In recent years, American Idiot has become something of a staple at the Edinburgh Fringe, and in 2018 there are two different versions.
This production is brought to life by Edinburgh University Footlights, a student-run musical theatre group, and the young cast seem to have enough energy to power all of Edinburgh.
The production opens with the cast holding masks of famous Americans over their face. Masks of the likes of Donald Trump and Harvey Weinstein are there to remind us that it is a challenging world we are living in - the perfect backdrop for American Idiot. It's a shame that this was a token gesture and the director, Maddie Flint, didn't choose to revisit it.

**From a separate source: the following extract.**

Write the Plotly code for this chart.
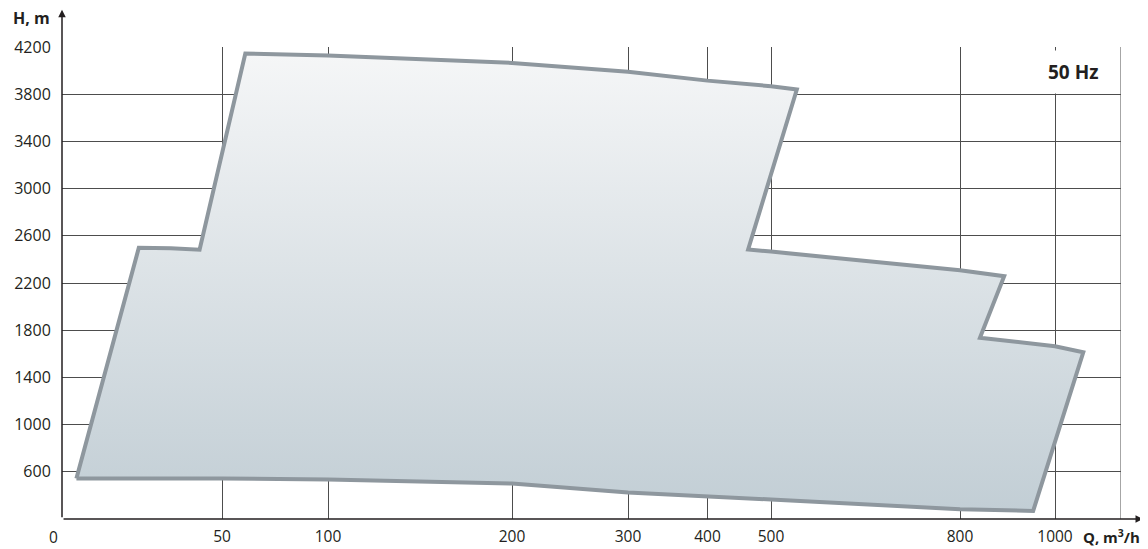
import numpy as np
import plotly.graph_objects as go

# ---- Axis scale of the original chart (non-linear Q axis) ----
AXIS_Q = [0, 50, 100, 200, 300, 400, 500, 800, 1000, 1140]
AXIS_POS = [0, 160, 266, 450, 566, 645.5, 709, 898, 993, 1059]

x_ticks = [50, 100, 200, 300, 400, 500, 800, 1000]
x_tick_labels = ["50", "100", "200", "300", "400", "500", "800", "1000"]
y_ticks = [600, 1000, 1400, 1800, 2200, 2600, 3000, 3400, 3800, 4200]
y_tick_labels = [str(v) for v in y_ticks]

# ---- Operating range envelope (Q in m3/h, H in m) ----
env_q = [4.5, 24, 34, 43, 61, 100, 200, 300, 400, 500, 541,
         464, 500, 800, 893, 842, 1000, 1060, 954,
         800, 500, 400, 300, 200, 100, 50, 4.5]
env_h = [543, 2498, 2494, 2482, 4145, 4128, 4065, 3990, 3915, 3868, 3840,
         2484, 2466, 2308, 2258, 1736, 1664, 1613, 268,
         283, 365, 390, 424, 500, 535, 543, 543]


def qpos(q):
    return np.interp(np.asarray(q, dtype=float), AXIS_Q, AXIS_POS)


FONT = "Open Sans"
GRID = "#4d4d4d"
TXT = "#231f20"

fig = go.Figure()
fig.add_trace(go.Scatter(
    x=qpos(env_q), y=env_h, mode="lines", fill="toself",
    line=dict(color="#8e979e", width=4),
    fillgradient=dict(type="vertical",
                      colorscale=[[0, "#c2ced5"], [1, "#f5f6f7"]]),
    hoverinfo="skip", showlegend=False,
))

fig.update_layout(
    width=1140, height=541,
    margin=dict(l=54, r=27, t=39, b=30),
    paper_bgcolor="white", plot_bgcolor="white",
    font=dict(family=FONT, size=16, color=TXT),
    xaxis=dict(range=[0, AXIS_POS[-1]], tickvals=list(qpos(x_ticks)),
               ticktext=x_tick_labels, showgrid=True, gridcolor=GRID,
               gridwidth=1, zeroline=False, showline=False, automargin=False,
               ticks="outside", ticklen=3, tickcolor="rgba(0,0,0,0)",
               tickfont=dict(family=FONT, size=15.5, color=TXT)),
    yaxis=dict(range=[200, 4200], tickvals=y_ticks, ticktext=y_tick_labels,
               showgrid=True, gridcolor=GRID, gridwidth=1, zeroline=False,
               showline=False, automargin=False, ticks="outside", ticklen=7,
               tickcolor="rgba(0,0,0,0)",
               tickfont=dict(family=FONT, size=16, color=TXT)),
)

# right border of grid
fig.add_shape(type="line", xref="x", yref="y", x0=AXIS_POS[-1], x1=AXIS_POS[-1],
              y0=200, y1=4200, line=dict(color=GRID, width=1), layer="below")

# axis arrows
fig.add_annotation(xref="paper", yref="paper", x=0, y=1.079, text="",
                   showarrow=True, axref="pixel", ayref="pixel", ax=0, ay=509,
                   arrowhead=2, arrowsize=1, arrowwidth=1.5, arrowcolor=TXT)
fig.add_annotation(xref="paper", yref="paper", x=1.0208, y=0, text="",
                   showarrow=True, axref="pixel", ayref="pixel", ax=-1081, ay=0,
                   arrowhead=2, arrowsize=1, arrowwidth=1.5, arrowcolor=TXT)

# axis titles and labels
fig.add_annotation(xref="paper", yref="paper", x=-0.048, y=1.062, xanchor="left",
                   yanchor="middle", text="<b>H, m</b>", showarrow=False,
                   font=dict(family=FONT, size=16, color=TXT))
fig.add_annotation(xref="paper", yref="paper", x=1.0198, y=-0.038, xanchor="right",
                   yanchor="middle", text="<b>Q, m<sup>3</sup>/h</b>", showarrow=False,
                   font=dict(family=FONT, size=15, color=TXT))
fig.add_annotation(xref="paper", yref="paper", x=-0.008, y=-0.038, xanchor="center",
                   yanchor="middle", text="0", showarrow=False,
                   font=dict(family=FONT, size=15.5, color=TXT))
fig.add_annotation(xref="paper", yref="paper", x=0.9868, y=0.9477, xanchor="right",
                   yanchor="middle", text="<b>50 Hz</b>", showarrow=False,
                   bgcolor="white", borderpad=8,
                   font=dict(family=FONT, size=19, color=TXT))

fig.write_html("out.html")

The cast throughout are entirely committed to putting on the best possible show that they can. The camaraderie and spirit the company share is incredibly impressive.

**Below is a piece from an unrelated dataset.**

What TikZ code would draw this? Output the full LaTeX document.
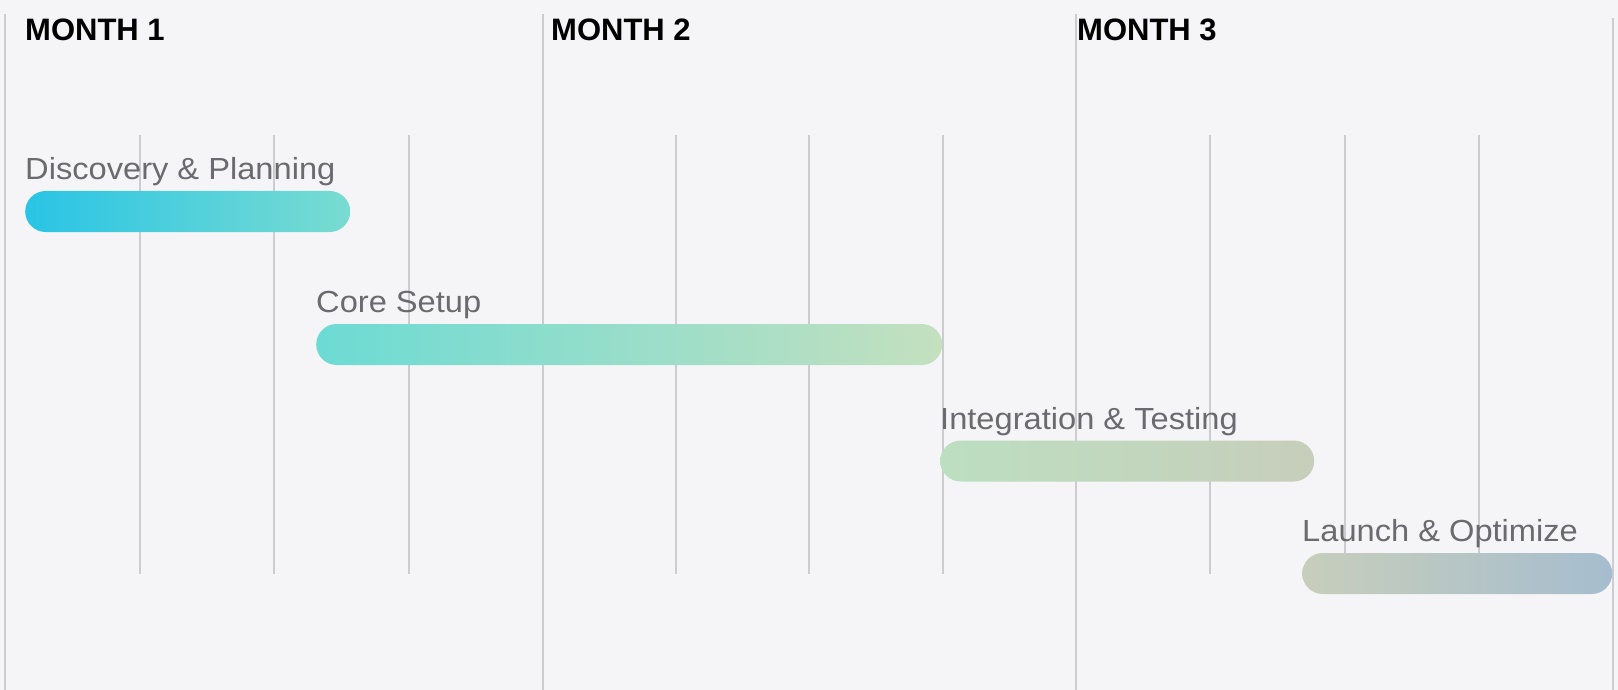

This does however lead to a lack of control, and the vocals are somewhat over-produced. A lot more technique is needed to sustain such a tricky score. The cast also weren't helped by numerous missed mic cues and lighting that seemed to focus more on the band, at times, rather than the action.
But it needs to be remembered that this is a student production, and there are much stronger vocals in the quieter and more sensitive moments.
Matt Galloway, as Johnny, really settles into the role and there is some lovely character development; he handles some difficult, intimate scenes with maturity. There's also a beautiful pas de deux between Tunny (Liam Bradbury) and Extraordinary Girl (Trevor Lin), as he hallucinates in his bed after being injured in the war.
The company spirit is at its finest as the cast and band take to the stage for their bows for an acoustic version of "Good Riddance (Time of your Life)". This is an ambitious and committed student production, and the cast have to be admired for fitting it in amongst their studies at the University of Edinburgh.